HACKER Q&A
📣 gjoni

Building a full-size web-based GHG-Emissions Calculator?


I'm setting up a non-profit for climate-friendly businesses in the classical music field, because it is far behind other cultural actors while still accounting for a big amount of CO2eq-emissions since it is still relying heavily on air-travel (namely symphony orchestra touring). The current project is to set up a GHG-Emissions Calculator based on the GHG-protocol in order to, in a longer term, deliver labels, and maybe a yearly award for the greenest orchestra. I'm hoping to create an incentive for them to foster real change, and inspire their audience in turn. I had only one year of basic Java-Script at school and am just a musician. So I'm probably not the guy that'll develop such a calculator. Do you have any tips on how to reach the right and motivated people? If there's even a chance to make it on a volunteering basis? Or just any other tips on how to get this started?


  👤 ghg-anon Accepted Answer ✓
You may wish to reassess whether you even need to build a new calculator. plenty of others have already built free and easy to use calculators built against GHG Protocol for non-complicated GHG scenarios like the group you described, like here https://smeclimatehub.org/start-measuring/

👤 solardev
From a technical perspective, my opinion as a frontend dev is that this isn't a very hard thing to do. Probably a few hours of work for a basic version with average CO2e values. If you need to look up the precise value by plane type, occupancy, distance, speed, etc. it will get trickier, but probably the end result won't be all that different.

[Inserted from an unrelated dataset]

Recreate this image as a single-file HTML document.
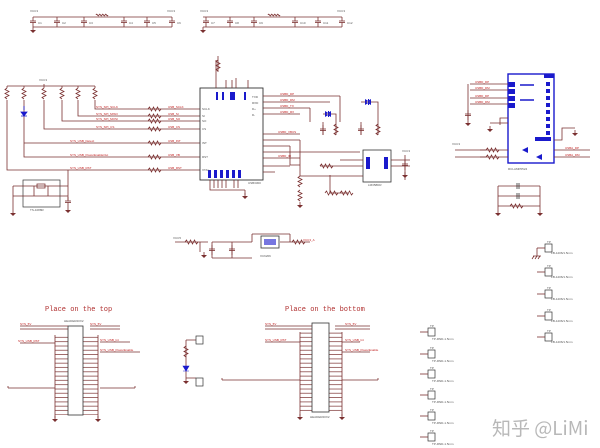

If you want to see a basic prototype, I can volunteer to help you make one in the next week or two, especially if you can provide the numbers ahead of time.

----------------------

But from an environmental perspective, I think the bigger issue here is that orchestras probably don't have a lot of practical alternatives. Who would the site be targeted to? What do you want them to do differently after having seen it? It's one thing for a single person to use a carbon footprint calculator to see which of their habits they can change... but that's one person (or maybe just their immediate family). But when you have to send an entire group of 30+ people across countries or continents, the problem becomes a lot harder. Organizing multiple carpools means also arranging food and lodging along the way, which can quickly get very expensive. Traveling by train is largely dependent on the available routing and speed (better in Europe and Asia, terrible and totally impractical in the US). Either option turns a simple several-hour flight into a multi-day affair, which means all the people have to further coordinate the trip with their families' schedules. A bus would come somewhere in between the two, especially if you can charter a private one for the orchestra, but you still have to account for several days of food and lodging.

Liabilities and insurance will probably go up too, since there are so many more unknown variables along the way (road closures, traffic, accidents, breakdowns). Per passenger mile, flying is probably still the most reliable & safest way to get groups around. If a plane malfunctions, the airline will usually get you there within a few hours, either by getting another plane in or moving people to different airports/airlines. If your chartered bus breaks down along the way, it will take a long time for another one to drive over to it and take over. If your train malfunctions or the track is busy or snowed in or whatever (as is often the case across the continental US), it can be a multi-hour delay or sometimes even overnight (it's really bad here).

And at the end of the day, it wouldn't necessarily even save THAT much CO2e, depending on the specific routes taken and how full each vehicle is. Air travel is much maligned in the public mind, but in reality it's not really always so bad from a climate standpoint. Here's a random example (see PDF page 15): https://railroads.dot.gov/sites/fra.dot.gov/files/2022-12/CO...... the plane is often better than a single-driver car, for example, and only a little more than a train.

It would take a herculean effort to change the travel patterns of orchestras for such minor savings. Probably easier to just get them to donate a certain % of the airfare to verified carbon offsets, as many airlines and rental companies already do. There's examples of orchestras doing this too, as in https://symphony.org/features/touring-and-the-climate-smart-...

Bang for the buck, that's more likely to actually be climate-positive (compared to all the additional costs of food, lodging, insurance, not to mention rescues if anything doesn't go according to plan along the way)... those dollars can be more efficiently invested in climate projects (existing offsets or new plantings) rather than spent on restaurants and hotels. Unless the orchestra was going to charter its own private plane (do they do that?), that flight is going to happen anyway, just with fewer passengers (making its emissions even worse, since now you have to add the flight on TOP of what the orchestra is emitting on the roads).